Use the <meta name=”robots”> tag
On individual pages, we can use the “robots” meta tag to indicate to search engine crawlers that they shouldn’t be indexing a page, as well as slightly more complex concepts such as “you can index this, but don’t display text snippets”. When it comes to AI there isn’t an accepted standard for indicating if content can be used or not, but there is an emerging one:
<meta name=”robots” content=”noai,noimageai”>
This originally came from DeviantArt, but it seems to have a growing acceptance among content-sharing sites as being a de-facto standard for indicating this kind of thing. Whether AI crawlers care about it, on the other hand, is very much unknown.
This also lacks the ability to express the difference between the use of content for training and the use of content for answering queries, meaning it can be a bit of a blunt instrument.
Use domain-specific options
It turns out that there’s a standard mechanism (insofar as it’s included as a .well-known file) – ostensibly for news sites – for expressing trust relationships between services and highlighting things like responsible disclosure policies.

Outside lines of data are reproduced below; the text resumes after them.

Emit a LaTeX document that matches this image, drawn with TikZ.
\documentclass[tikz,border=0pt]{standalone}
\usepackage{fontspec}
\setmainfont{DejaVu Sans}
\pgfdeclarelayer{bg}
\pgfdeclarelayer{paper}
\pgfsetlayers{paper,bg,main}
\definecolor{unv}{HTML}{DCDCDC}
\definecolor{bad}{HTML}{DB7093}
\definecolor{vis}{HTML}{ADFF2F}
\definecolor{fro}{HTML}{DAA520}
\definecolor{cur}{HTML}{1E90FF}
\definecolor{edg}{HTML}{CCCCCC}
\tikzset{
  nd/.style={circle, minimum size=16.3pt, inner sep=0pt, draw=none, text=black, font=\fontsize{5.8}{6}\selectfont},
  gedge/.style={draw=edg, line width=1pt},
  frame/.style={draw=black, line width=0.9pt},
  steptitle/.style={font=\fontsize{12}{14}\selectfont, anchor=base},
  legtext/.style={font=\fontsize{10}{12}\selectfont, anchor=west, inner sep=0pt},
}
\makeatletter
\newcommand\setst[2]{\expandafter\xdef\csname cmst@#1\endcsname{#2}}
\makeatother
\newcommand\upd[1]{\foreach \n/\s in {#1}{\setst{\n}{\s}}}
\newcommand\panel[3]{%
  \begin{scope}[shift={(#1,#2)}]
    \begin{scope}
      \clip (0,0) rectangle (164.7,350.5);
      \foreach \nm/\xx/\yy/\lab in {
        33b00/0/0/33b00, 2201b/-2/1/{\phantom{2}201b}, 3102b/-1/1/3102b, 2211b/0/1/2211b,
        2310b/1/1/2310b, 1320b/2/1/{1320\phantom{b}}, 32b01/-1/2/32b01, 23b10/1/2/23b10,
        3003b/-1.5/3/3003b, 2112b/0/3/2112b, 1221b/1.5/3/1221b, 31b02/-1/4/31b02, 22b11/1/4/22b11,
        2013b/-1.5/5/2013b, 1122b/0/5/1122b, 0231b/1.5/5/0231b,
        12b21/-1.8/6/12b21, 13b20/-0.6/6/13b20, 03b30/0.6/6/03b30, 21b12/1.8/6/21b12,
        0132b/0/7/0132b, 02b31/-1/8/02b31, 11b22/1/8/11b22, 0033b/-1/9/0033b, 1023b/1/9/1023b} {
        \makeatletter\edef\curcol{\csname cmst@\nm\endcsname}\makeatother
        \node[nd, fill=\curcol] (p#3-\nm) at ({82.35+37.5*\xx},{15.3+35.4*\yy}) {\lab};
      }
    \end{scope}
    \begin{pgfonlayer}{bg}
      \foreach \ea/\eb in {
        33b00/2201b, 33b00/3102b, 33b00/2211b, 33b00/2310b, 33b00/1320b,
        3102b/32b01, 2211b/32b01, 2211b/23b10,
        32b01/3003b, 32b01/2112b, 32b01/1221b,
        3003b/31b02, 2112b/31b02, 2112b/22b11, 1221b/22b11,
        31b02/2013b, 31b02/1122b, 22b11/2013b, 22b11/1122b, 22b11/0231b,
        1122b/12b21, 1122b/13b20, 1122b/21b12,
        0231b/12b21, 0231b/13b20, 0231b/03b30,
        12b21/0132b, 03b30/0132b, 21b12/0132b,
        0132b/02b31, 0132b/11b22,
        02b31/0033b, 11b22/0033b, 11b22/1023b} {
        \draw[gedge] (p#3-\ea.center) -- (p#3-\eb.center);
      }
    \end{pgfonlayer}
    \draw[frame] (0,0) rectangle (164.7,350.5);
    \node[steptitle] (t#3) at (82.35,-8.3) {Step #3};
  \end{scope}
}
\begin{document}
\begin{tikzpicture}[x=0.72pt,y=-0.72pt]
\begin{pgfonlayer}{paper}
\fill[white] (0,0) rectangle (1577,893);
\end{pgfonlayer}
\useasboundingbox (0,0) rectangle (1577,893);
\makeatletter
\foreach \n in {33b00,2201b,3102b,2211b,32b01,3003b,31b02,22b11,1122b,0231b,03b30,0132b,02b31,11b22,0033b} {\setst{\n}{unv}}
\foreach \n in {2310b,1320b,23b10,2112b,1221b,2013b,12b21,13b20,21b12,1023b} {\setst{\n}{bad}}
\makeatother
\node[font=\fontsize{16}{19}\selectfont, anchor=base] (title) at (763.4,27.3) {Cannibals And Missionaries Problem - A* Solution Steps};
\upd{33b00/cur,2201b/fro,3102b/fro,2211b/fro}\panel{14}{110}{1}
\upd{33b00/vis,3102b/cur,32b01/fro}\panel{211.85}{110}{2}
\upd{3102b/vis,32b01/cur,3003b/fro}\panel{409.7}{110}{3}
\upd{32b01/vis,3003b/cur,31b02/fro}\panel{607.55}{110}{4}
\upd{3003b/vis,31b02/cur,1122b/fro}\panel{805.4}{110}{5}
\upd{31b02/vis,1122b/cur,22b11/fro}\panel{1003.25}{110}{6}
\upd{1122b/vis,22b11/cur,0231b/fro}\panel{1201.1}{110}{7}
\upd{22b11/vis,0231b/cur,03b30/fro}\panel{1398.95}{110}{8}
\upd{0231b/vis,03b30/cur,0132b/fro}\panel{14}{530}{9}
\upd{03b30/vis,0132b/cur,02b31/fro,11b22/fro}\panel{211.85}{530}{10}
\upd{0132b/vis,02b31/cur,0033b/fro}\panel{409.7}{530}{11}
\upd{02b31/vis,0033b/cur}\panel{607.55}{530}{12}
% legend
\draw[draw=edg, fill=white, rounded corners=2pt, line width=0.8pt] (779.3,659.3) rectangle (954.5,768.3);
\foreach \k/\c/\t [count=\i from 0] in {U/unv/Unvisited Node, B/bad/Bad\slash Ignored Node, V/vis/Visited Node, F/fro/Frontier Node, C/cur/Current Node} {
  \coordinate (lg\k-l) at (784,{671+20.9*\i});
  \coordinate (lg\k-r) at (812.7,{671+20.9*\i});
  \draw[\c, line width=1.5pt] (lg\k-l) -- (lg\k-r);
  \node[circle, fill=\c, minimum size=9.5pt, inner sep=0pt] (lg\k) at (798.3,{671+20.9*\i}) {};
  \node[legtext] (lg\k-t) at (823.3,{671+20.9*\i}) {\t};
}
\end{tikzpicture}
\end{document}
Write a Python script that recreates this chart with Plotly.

This includes a datatrainingallowed parameter which can be used for telling crawlers at a site-level that we don’t want them to be using content for training.
Unfortunately, the same as with robots.txt, there’s no mechanism here for expressing nuance. It’s an all or nothing switch between “use our whole site for training purposes” and “don’t train using any content on our site”. Domain-specific options also suffer from being narrow in scope by design, making them poorly suited for sharing your intent with crawlers operating outside of that domain.
What’s the conclusion?
Ultimately, at the moment, there isn’t a good way to instruct AI crawlers when it comes to them consuming content. Only a set of suggestions with poor flexibility and even poorer implementation from crawlers where it exists at all.
The most robust method with the most support seems to be the use of robots.txt, but new crawlers may appear in the future and start slurping content before they can be included in lists. As services become more complex and with more nuanced abilities robots.txt is also badly suited for expressing different policies page-by-page.
Although the use of noai directives give us flexibility to specify exactly how we want AI to be able to interact with individual pieces of content, support isn’t widely implemented. As far as I can tell, big players like OpenAI simply ignore it, and even if they did offer support it doesn’t let us express concepts like “don’t use this for training, but you can use it to try to answer questions”.
Ultimately though, web standards are built from the ground up by people using them. We’d welcome a much more rigorous discussion around how content providers of all shapes and sizes can tell AI crawlers what they can and can’t do, but in the meantime using what we’ve got available now helps to identify gaps in what we can express and place pressure on those AI crawlers to be good internet citizens.